Sorprendentemente, es un concepto tan amplio que también incluye políticas intervencionistas, no de la izquierda política, pero que pueden ir acompañadas por un gran gasto público ligado, por lo general, a eventos singulares y extraordinarios como las guerras. Ejemplo de este último tipo sería la del presidente estadounidense George W. Bush, que no pocas veces ha sido tildado de tal, aunque con más frecuencia de neocon, de forma que en el imaginario izquierdista, estos términos pueden ser intercambiables.

Neoliberal es, por tanto, una categoría en la que caben acciones y actores, una etiqueta que favorece su manejo. O, como dice Enrique Ghersi, "una figura retórica por la cual se busca pervertir el sentido original del concepto y asimilar con nuestras ideas a otras ajenas con el propósito de desacreditarlas en el mercado político".

Durante las últimas semanas, en España nos hemos desayunado con una reforma de la Constitución española a la que nos obliga, según las malas lenguas, Bruselas y, según las peores, Berlín. Dicha reforma tiene, como no podía ser de otra manera, el sambenito de neoliberal, como indica el sociólogo José Luis de Zárraga. Paradójicamente, las muchas intervenciones que sobre la economía, la propiedad y la sociedad existen en nuestra Carta Magna no le llevan a referirse a ella como Constitución socialista o al menos intervencionista.

La izquierda más radical, que parece haberse aglutinado en torno al movimiento 15M, empieza a organizarse. Así, a las manifestaciones que convocaron los "indignados" el fin de semana del 28 de agosto, se han unido las movilizaciones que han anunciado los sindicatos UGT y CCOO en contra de los cambios constitucionales. Unos y otros los tildan de neoliberales y conservadores, dos calificativos que también suelen intercambiarse. A ello habría que unir la campaña que desde el mismo momento del anuncio de la reforma constitucional inició IU, que no ha dejado de culpar a los mercados y a la banca de una especie golpe al Estado Social[1].

Hay que reconocer que hay algo sorprendente en esta percepción del término mercado. Como por arte de magia, los mercados, que no deberían ser nada más que intercambios voluntarios entre partes, toman vida, se antropomorfizan (discúlpeseme el palabro), toman conciencia de sí mismos, obtienen un poder casi omnímodo de no se sabe dónde y sojuzgan a toda la humanidad al pedir que las deudas que los Estados han contraído sean pagadas en el plazo convenido o sean refinanciadas según el grado de riesgo de impago que consideren ambas partes. Ése es el totalitarismo del mercado, que se cumplan los acuerdos y contratos. Supongo que, según eso, todos hemos sido un poco totalitarios en nuestras vidas.

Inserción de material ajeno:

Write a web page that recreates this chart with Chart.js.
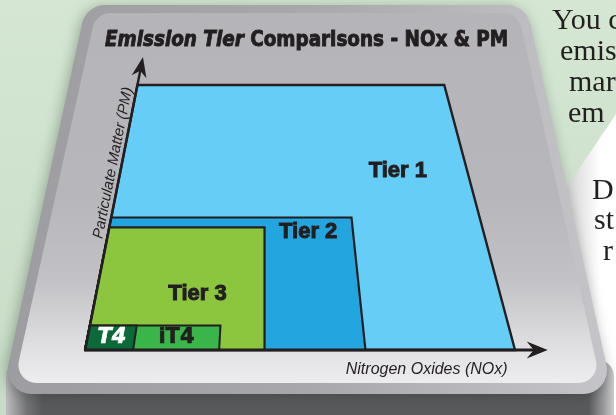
<!DOCTYPE html>
<html>
<head>
<meta charset="utf-8">
<title>Emission Tier Comparisons - NOx &amp; PM</title>
<script src="https://cdn.jsdelivr.net/npm/chart.js@4.4.1/dist/chart.umd.min.js"></script>
<style>
  html, body { margin: 0; padding: 0; background: #cfe3ce; overflow: hidden; }
  #chart { display: block; }
</style>
</head>
<body>
<canvas id="chart" width="616" height="415"></canvas>
<script>
// --- données (unités arbitraires) ---
const tiers = ["Tier 1", "Tier 2", "Tier 3", "iT4", "T4"];
const noxLimits = [9.2, 6.0, 3.83, 2.87, 1.03];
const pmLimits = [0.54, 0.27, 0.25, 0.05, 0.05];
const titleItalic = "Emission Tier";
const titleRest = "Comparisons - NOx & PM";
const xAxisTitle = "Nitrogen Oxides (NOx)";
const yAxisTitle = "Particulate Matter (PM)";
const sideLines = ["You c", "emis", "mar", "em"];
const sideLines2 = ["D", "st", "r"];

// --- mise en page ---
const W = 616, H = 415;
const ORIGIN = { x: 85, y: 350 };        // pixel of NOx=0, PM=0
const PX_PER_NOX = 46.74;
const PX_PER_PM = 490.7;
const VANISH = { nox: 3.915, pm: 1.885 }; // point de fuite (perspective)
const NOX_AXIS_END = 9.9;
const PM_AXIS_END = 0.597;

const tierStyle = [
  { fill: "#66cdf6", border: 2.4, label: [7.36, 0.365], font: 'bold 22px "Liberation Sans", Arial', color: "#231f20", stroke: 1 },
  { fill: "#23a6df", border: 2.2, label: [4.9, 0.24], font: 'bold 22px "Liberation Sans", Arial', color: "#231f20", stroke: 1 },
  { fill: "#8cc63f", border: 2.2, label: [2.31, 0.114], font: 'bold 22px "Liberation Sans", Arial', color: "#231f20", stroke: 1 },
  { fill: "#3ab54a", border: 2, label: [1.93, 0.026], font: 'bold 21px "DejaVu Sans"', color: "#231f20", stroke: 0.6 },
  { fill: "#0b6a38", border: 2, label: [0.53, 0.025], font: 'italic bold 21px "DejaVu Sans"', color: "#ffffff", stroke: 0.6 }
];

// projection en perspective (un point de fuite), en unités de données
function project(nox, pm) {
  const f = (VANISH.pm - pm) / VANISH.pm;
  return { x: VANISH.nox + (nox - VANISH.nox) * f, y: pm };
}

function boxPoints(nox, pm) {
  return [[0, 0], [nox, 0], [nox, pm], [0, pm], [0, 0]].map(p => project(p[0], p[1]));
}

function roundedQuad(ctx, pts, r) {
  const n = pts.length;
  const s = [(pts[n - 1][0] + pts[0][0]) / 2, (pts[n - 1][1] + pts[0][1]) / 2];
  ctx.beginPath();
  ctx.moveTo(s[0], s[1]);
  for (let i = 0; i < n; i++) {
    const p = pts[i], q = pts[(i + 1) % n];
    ctx.arcTo(p[0], p[1], q[0], q[1], r);
  }
  ctx.closePath();
}

// fond : papier vert, page blanche, socle gris, titre
const backdrop = {
  id: "backdrop",
  beforeDraw(chart) {
    const ctx = chart.ctx;
    ctx.save();

    let g = ctx.createLinearGradient(0, 0, 0, H);
    g.addColorStop(0, "#d5e7d3");
    g.addColorStop(1, "#c7dcc6");
    ctx.fillStyle = g;
    ctx.fillRect(0, 0, W, H);

    // page blanche à droite, ombrée le long du socle
    g = ctx.createLinearGradient(566, 0, 600, 0);
    g.addColorStop(0, "#d2d2d2");
    g.addColorStop(1, "#ffffff");
    ctx.fillStyle = g;
    ctx.beginPath();
    ctx.moveTo(616, 114);
    ctx.lineTo(556, 203);
    ctx.lineTo(556, 415);
    ctx.lineTo(616, 415);
    ctx.closePath();
    ctx.fill();

    // texte de l'article (coupé au bord)
    ctx.fillStyle = "#231f20";
    ctx.font = '30px "Liberation Serif", serif';
    ctx.textBaseline = "alphabetic";
    const xs = [552, 560, 569, 568], ys = [29, 60, 91, 122];
    sideLines.forEach((t, i) => ctx.fillText(t, xs[i], ys[i]));
    const xs2 = [592, 594, 603], ys2 = [199, 229, 260];
    sideLines2.forEach((t, i) => ctx.fillText(t, xs2[i], ys2[i]));

    // face avant du socle
    g = ctx.createLinearGradient(6, 0, 616, 0);
    g.addColorStop(0, "#bdbdc0");
    g.addColorStop(0.035, "#727274");
    g.addColorStop(0.06, "#58595b");
    g.addColorStop(0.955, "#58595b");
    g.addColorStop(0.98, "#9a9a9d");
    g.addColorStop(1, "#d6d6d8");
    ctx.fillStyle = g;
    roundedQuad(ctx, [[6, 360], [614, 360], [614, 445], [6, 445]], 16);
    ctx.fill();

    // socle (biseau) avec ombre
    ctx.save();
    ctx.shadowColor = "rgba(30,50,30,0.35)";
    ctx.shadowBlur = 14;
    ctx.shadowOffsetX = -2;
    ctx.shadowOffsetY = 2;
    g = ctx.createLinearGradient(0, 0, W, 0);
    g.addColorStop(0, "#9c9ca1");
    g.addColorStop(0.5, "#a7a7ac");
    g.addColorStop(1, "#c6c6ca");
    ctx.fillStyle = g;
    roundedQuad(ctx, [[86, 5], [526, 5], [613, 394], [2, 394]], 24);
    ctx.fill();
    ctx.restore();

    // face supérieure
    g = ctx.createLinearGradient(0, 13, 0, 383);
    g.addColorStop(0, "#b4b4b9");
    g.addColorStop(0.5, "#b6b6bb");
    g.addColorStop(0.72, "#c2c2c6");
    g.addColorStop(0.88, "#dcdcdf");
    g.addColorStop(1, "#ededef");
    ctx.fillStyle = g;
    roundedQuad(ctx, [[96, 13], [518, 13], [601, 383], [14, 383]], 18);
    ctx.fill();

    // titre
    const f1 = 'italic bold 22px "DejaVu Sans Condensed", "DejaVu Sans"';
    const f2 = 'bold 22px "DejaVu Sans Condensed", "DejaVu Sans"';
    ctx.font = f1;
    const w1 = ctx.measureText(titleItalic + " ").width;
    ctx.font = f2;
    const w2 = ctx.measureText(titleRest).width;
    const k = 403 / (w1 + w2);
    ctx.translate(105, 45.7);
    ctx.scale(k, 1);
    ctx.fillStyle = "#231f20";
    ctx.strokeStyle = "#231f20";
    ctx.lineWidth = 0.9;
    ctx.font = f1;
    ctx.fillText(titleItalic + " ", 0, 0);
    ctx.strokeText(titleItalic + " ", 0, 0);
    ctx.font = f2;
    ctx.fillText(titleRest, w1, 0);
    ctx.strokeText(titleRest, w1, 0);

    ctx.restore();
  }
};

function arrowHead(ctx, tip, u, len, hw, notch) {
  const n = [-u[1], u[0]];
  ctx.beginPath();
  ctx.moveTo(tip[0], tip[1]);
  ctx.lineTo(tip[0] - u[0] * len + n[0] * hw, tip[1] - u[1] * len + n[1] * hw);
  ctx.lineTo(tip[0] - u[0] * (len - notch), tip[1] - u[1] * (len - notch));
  ctx.lineTo(tip[0] - u[0] * len - n[0] * hw, tip[1] - u[1] * len - n[1] * hw);
  ctx.closePath();
  ctx.fill();
}

// axes, flèches et étiquettes
const overlay = {
  id: "overlay",
  afterDatasetsDraw(chart) {
    const { ctx, scales: { x, y } } = chart;
    const px = (nox, pm) => {
      const p = project(nox, pm);
      return [x.getPixelForValue(p.x), y.getPixelForValue(p.y)];
    };
    ctx.save();
    ctx.strokeStyle = "#231f20";
    ctx.fillStyle = "#231f20";

    const o = px(0, 0);
    const xe = px(NOX_AXIS_END, 0);
    const ye = px(0, PM_AXIS_END);

    // axe des NOx
    ctx.lineWidth = 3;
    ctx.beginPath();
    ctx.moveTo(o[0] - 1, o[1]);
    ctx.lineTo(xe[0] - 12, xe[1]);
    ctx.stroke();
    arrowHead(ctx, xe, [1, 0], 21, 8.5, 7);

    // axe des PM
    const dx = ye[0] - o[0], dy = ye[1] - o[1];
    const len = Math.hypot(dx, dy);
    const u = [dx / len, dy / len];
    ctx.lineWidth = 2.4;
    ctx.beginPath();
    ctx.moveTo(o[0], o[1] + 1);
    ctx.lineTo(ye[0] - u[0] * 12, ye[1] - u[1] * 12);
    ctx.stroke();
    arrowHead(ctx, ye, u, 20, 7.5, 6);

    // étiquettes des niveaux
    ctx.textAlign = "center";
    ctx.textBaseline = "middle";
    tiers.forEach((name, i) => {
      const s = tierStyle[i];
      const p = px(s.label[0], s.label[1]);
      ctx.font = s.font;
      ctx.fillStyle = s.color;
      ctx.strokeStyle = s.color;
      ctx.lineWidth = s.stroke;
      ctx.fillText(name, p[0], p[1]);
      ctx.strokeText(name, p[0], p[1]);
    });

    // titres des axes
    ctx.fillStyle = "#231f20";
    ctx.font = 'italic 16px "Liberation Sans", Arial';
    ctx.textAlign = "center";
    ctx.textBaseline = "alphabetic";
    ctx.fillText(xAxisTitle, x.getPixelForValue(7.31), y.getPixelForValue(-0.049));

    const m = px(0, 0.378);
    const nrm = [u[1], -u[0]];
    ctx.translate(m[0] + nrm[0] * 4.5, m[1] + nrm[1] * 4.5);
    ctx.rotate(Math.atan2(dy, dx));
    ctx.font = 'italic 15px "Liberation Sans", Arial';
    ctx.fillText(yAxisTitle, 0, 0);
    ctx.restore();
  }
};

document.addEventListener("DOMContentLoaded", () => {
  const ctx = document.getElementById("chart").getContext("2d");

  new Chart(ctx, {
    type: "line",
    data: {
      datasets: tiers.map((name, i) => ({
        label: name,
        data: boxPoints(noxLimits[i], pmLimits[i]),
        fill: "shape",
        backgroundColor: tierStyle[i].fill,
        borderColor: "#231f20",
        borderWidth: tierStyle[i].border,
        borderJoinStyle: "miter",
        pointRadius: 0,
        tension: 0,
        order: tiers.length - i
      }))
    },
    options: {
      responsive: false,
      animation: false,
      events: [],
      layout: { padding: 0 },
      scales: {
        x: {
          type: "linear",
          display: false,
          min: -ORIGIN.x / PX_PER_NOX,
          max: (W - ORIGIN.x) / PX_PER_NOX
        },
        y: {
          type: "linear",
          display: false,
          min: -(H - ORIGIN.y) / PX_PER_PM,
          max: ORIGIN.y / PX_PER_PM
        }
      },
      plugins: {
        legend: { display: false },
        tooltip: { enabled: false },
        title: { display: false }
      }
    },
    plugins: [backdrop, overlay]
  });
});
</script>
</body>
</html>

Pero como si de una religión habláramos, los ultraintervencionistas, además de temer a los demonios, adoran a sus ángeles. El Estado de Bienestar debe ser mantenido pese a quien pese, a costa de quien sea. Mientras el crédito se fue expandiendo como una explosión, la falsa sensación de riqueza se fue uniendo al populismo político y se pensó que cualquier cosa era posible, cualquier necesidad podía ser satisfecha por una administración enorme y corrupta. Las necesidades desaparecieron y fueron sustituidas por los derechos positivos, que se multiplicaron, siempre que las condiciones políticas fueran las adecuadas. La responsabilidad sobre nuestra propia vida, sobre nuestras acciones y sus consecuencias se diluye en el Estado del que dependemos cada vez más.

La justicia social, una sociedad justa, entendiendo por tal la que iguala resultados, es otro concepto idealizado por los ultraintervencionistas y, para conseguirlo, no dudan en promover leyes que vayan limando las aristas que más incomodan para que la materia prima se parezca cada vez más a su modelo.

En definitiva, ponga un neoliberal en su vida para poder echarle la culpa cuando las cosas vayan mal; demonice a los mercados, al capital, a los banqueros y empresarios que, con sus ansias de dinero y riquezas, impiden la llegada de la utopía; defienda el Estado de Bienestar, la igualdad de resultados, la justicia social; llore por todos los males que aquejan España y el mundo, preocúpese por las víctimas; señale acusadoramente con el dedo a los culpables y estará usted en el camino de lo políticamente correcto.